Bunları yapmalarının sebebi var. Sebebi şu; AKP 4 defa kapatılan bir partiden geliyor. Tayyip Erdoğan dâhil. Bunlar diyorlar ki “Evet biz Anayasayı değiştirebilecek çoğunluktayız. Ama bizim kafa yapımız, zihniyetimiz devletin yapısıyla, devletin bazı kurumlarıyla çelişiyor. Biz bunlarla mücadele edemeyiz. O halde AB ile ABD ile iyi ilişkiler içinde olmamız gerekir.” Yani iç politikadaki kaygılarla Türkiye’yi götürüp ABD’nin ve AB’nin kucağına oturttular. Bu tamamiyle teslimiyetçi bir politika. 1946’dan bu yana ABD’ye bu kadar teslim olan bir hükümet olmamıştır. Ama 1946’dan bu yana ABD ile Türkiye’nin arası hiç bu kadar da açık olmamıştır. AB yolunda attıkları her imza Türkiye’ye ikinci bir Sevr dayatması olmuştur. 2004 6 Ekim İlerleme Raporunu açın okuyun o rapor Türkiye’ye ikinci bir Sevr antlaşması dayatmasıdır. Başbakan’ın dengeli bir rapor dediği raporda diyor ki, Ermeni sınırını açacaksın, Ermeni soykırımını tanıyacaksın, Ruhban okulunu açacaksın, Ekümenlik hakkını tanıyacaksın, Kıbrıs’ı satacaksın, PKK-Kongragel’in 9 tane maddesi var orda. Kürtçe resmi dil olacak. Saymıyorum geri kalanını. Fırat ile Dicle’nin yönetimini uluslar arası bir heyete vereceksin. Bütün bunlar varken Sayın Başbakan diyor ki “Dengeli ve Türkiye’nin yararınadır.” Arkasından ne oldu, geldi 2004’ün 15 Aralık’ı. AB’nin aldığı karar var. 6 Ekimin aynısı. İki gün sonra 17 Aralık’ta bu hükümet bayram ilan etti. Bayram dediği o belge ikinci Sevr belgesi.Ercan Aktan: Hükümetin güvendiği ve en çok öne çıkardığı uygulaması ekonomik iyileşmeyi sağladıkları iddiası ve enflasyonun düşmesi, refah seviyesini artırdık açıklamaları var. Türk Milletinin refah seviyesi gerçekten yükseldi mi?
Yaşar Okuyan: Büyüme rakamları 2005 yılında 7.6, büyüme rakamlarının içinde ithalat %64, büyüdün de nasıl? Sonuçta, ben vatandaş olarak cebimdeki paraya, satın alma gücüme bakarım.

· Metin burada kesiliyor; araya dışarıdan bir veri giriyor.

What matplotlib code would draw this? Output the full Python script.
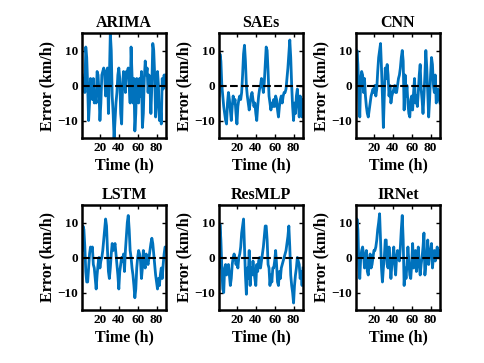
import matplotlib
matplotlib.use("Agg")
import matplotlib.pyplot as plt
import numpy as np

titles = ["ARIMA", "SAEs", "CNN", "LSTM", "ResMLP", "IRNet"]

arima = [3, 0, 2, -2, 11, 8, 0, -10, -5, 2,
         1, -4, 2, -5, -3, -5, 4, 3, -2, -10,
         -5, 3, 4, 5, 3, -3, 4, 5, -8, 2,
         15, 10, -3, -8, -15, -10, -5, -2, 3, 5,
         2, -8, -11, 0, 4, 3, -2, 4, 4, 5,
         0, -5, 11, 3, -5, 2, -13, -8, 2, 0,
         -5, 2, -3, 4, -12, -8, 2, 7, 3, 5,
         -2, 3, 0, -8, 0, 12, 10, 3, -9, -5,
         4, 0, -10, -6, -11, 2, -1, 3, 0, 3]
saes = [-3, 9, 7, 0, -3, -6, -8, -10, -11, -5,
        -2, -4, -7, -10, -6, -3, -5, -4, -8, -11,
        -6, -4, -3, -4, -2, 3, 9, 11.5, 7, 0,
        -3, -5, -7, -5, -3, -2, -4, -6, -5, -8,
        -10, -6, -3, -1, 0, 2, 0, -2, 1, 6,
        11, 10, 4, -3, -5, -7, -5, -6, -4, -6,
        -3, -4, -7, -9, -6, -4, -3, -5, -3, -2,
        -2, -1, 2, 5, 9, 13, 8, 0, -6, -10,
        -5, -8, -3, -1, -5, -9, -3, -6, -9, -4]
cnn = [1, 10, 6, -2, -9, 2, 4, 3, -2, 2,
       -3, -6, -8, -9, -7, -5, -3, -2, -1, -2,
       0, -3, -1, 4, 8, 10, 12, 5, -3, -12,
       -3, 5, 2, 6, 3, -3, 0, -5, -3, -2,
       -1, 0, -2, -2, 0, 2, 3, 5, 8, 10,
       7, -7, 3, -3, 0, -5, -8, -9, -4, -3,
       -7, -2, 2, -5, -3, -6, -2, 3, 6, -1,
       -4, -8, -3, 3, 10, 5, -2, -9, -4, 3,
       8, 6, 0, -2, 3, -5, -3, -1, -4, -5]
lstm = [2, 9, 8, 3, -4, -7, -7, -3, 1, 3,
        2, 3, -2, -3, -6, -9, -5, -2, 0, -3,
        -1, 0, 2, 5, 8, 11, 9, 2, -4, -6,
        -3, 1, 4, 2, 3, 4, 1, -2, -5, -9,
        -4, -2, 0, -1, 1, -4, 2, 6, 10, 12,
        8, 2, 0, -3, -5, -8, -11.5, -9, -3, 0,
        2, 1, -1, -6, -3, 2, -2, -3, 1, -1,
        -2, 0, 2, 4, 5.5, 4, 1, -2, -5, -7,
        -9, -6, -8, -5, -3, -6, -2, 1, 3, 3]
resmlp = [-3, 9.5, 5, -3, -9, -10, -3, -2, -5, -3,
          -2, -5, -8, -6, -2, 0, 1, 0, -2, -1,
          -3, 0, 1, 3, 7, 9, 11, 3, -5, -10.5,
          -3, -6, 2, -8, -3, -5, -1, -4, -6, -8,
          -2, -4, -1, 0, -3, -1, 1, 3, 6, 9,
          9, 5, -2, -3, -8, -5, -7, -3, -3, -1,
          2, -2, -7, -8, -4, -6, -3, -2, -1, 0,
          1, 2, 4, 6, 9, 3, -5, -8, -10, -13,
          -8, -5, -3, 0, -1, -2, -6, -4, -8, -3]
irnet = [0, 11, 8, -2, -6, 0, 2, 3, 1, -3,
         -1, 2, -4, -5, -1, 1, -3, -2, 0, 2,
         2, 3, 5, 8, 10, 12.5, 5, -3, -7, -3,
         0, 5, 5, -2, -3, 3, -1, -6, -2, 0,
         3, -2, -5, 0, 2, 0, -1, 3, 8, 12,
         5, -8, -3, -6, -2, 3, -1, -5, -6, -2,
         4, -3, -1, 2, -4, -1, 3, -2, -5, -2,
         0, 3, 7, -5, -2, 0, 5, -2, 1, 2,
         4, -3, 0, 2, -1, 1, 3, 2, 0, 2]

series = [arima, saes, cnn, lstm, resmlp, irnet]
xticks = [20, 40, 60, 80]
yticks = [-10, 0, 10]

plt.rcParams['font.family'] = ['Liberation Serif', 'DejaVu Serif']
plt.rcParams['font.weight'] = 'bold'

fig = plt.figure(figsize=(4.85, 3.63), dpi=100)
lefts = [82, 219, 356]
tops = [33, 205]
W, H = 84, 105
for i, (t, s) in enumerate(zip(titles, series)):
    r, c = divmod(i, 3)
    ax = fig.add_axes([lefts[c] / 485, 1 - (tops[r] + H) / 363, W / 485, H / 363])
    x = np.arange(1, len(s) + 1)
    ax.plot(x, s, color=(0, 0.447, 0.741), lw=2.0)
    ax.axhline(0, color='black', ls='--', lw=1.5)
    ax.set_xlim(1, 90)
    ax.set_ylim(-15, 15)
    ax.set_xticks(xticks)
    ax.set_yticks(yticks)
    ax.tick_params(direction='in', top=True, right=True, length=3, width=1,
                   labelsize=9.5, pad=3)
    for lab in ax.get_xticklabels() + ax.get_yticklabels():
        lab.set_fontweight('bold')
    for sp in ax.spines.values():
        sp.set_linewidth(1.8)
    ax.set_title(t, fontsize=11.5, fontweight='bold', pad=4)
    ax.set_xlabel('Time (h)', fontsize=11.5, fontweight='bold', labelpad=2)
    ax.set_ylabel('Error (km/h)', fontsize=11.5, fontweight='bold', labelpad=1)

fig.savefig('out.png', dpi=100)
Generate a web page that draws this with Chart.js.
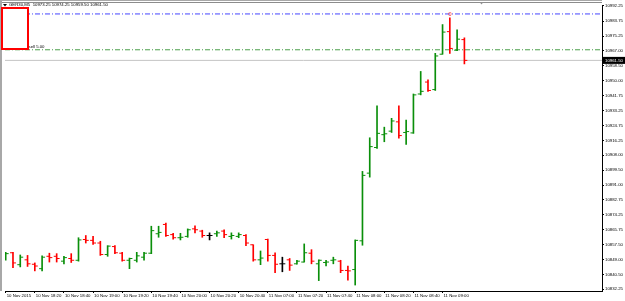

Ercan Aktan: Anlattıklarınızdan çıkan sonuç pek de iç açıcı değil. Bu tablodan, AKP Hükümeti’nin devleti yönetebilme kabiliyetinin olmadığı sonucu mu çıkar?
Yaşar Okuyan: Mütedeyyin-Müslüman kitleyi her halükarda istismar edecek, geçim sıkıntısı, işsizlik, ekonomik sıkıntılar, dış politikadaki haysiyet kırıcı gelişmeler gibi konularda tedbir almak yerine insanları bu konularla oyalamaya çalışıyorlar.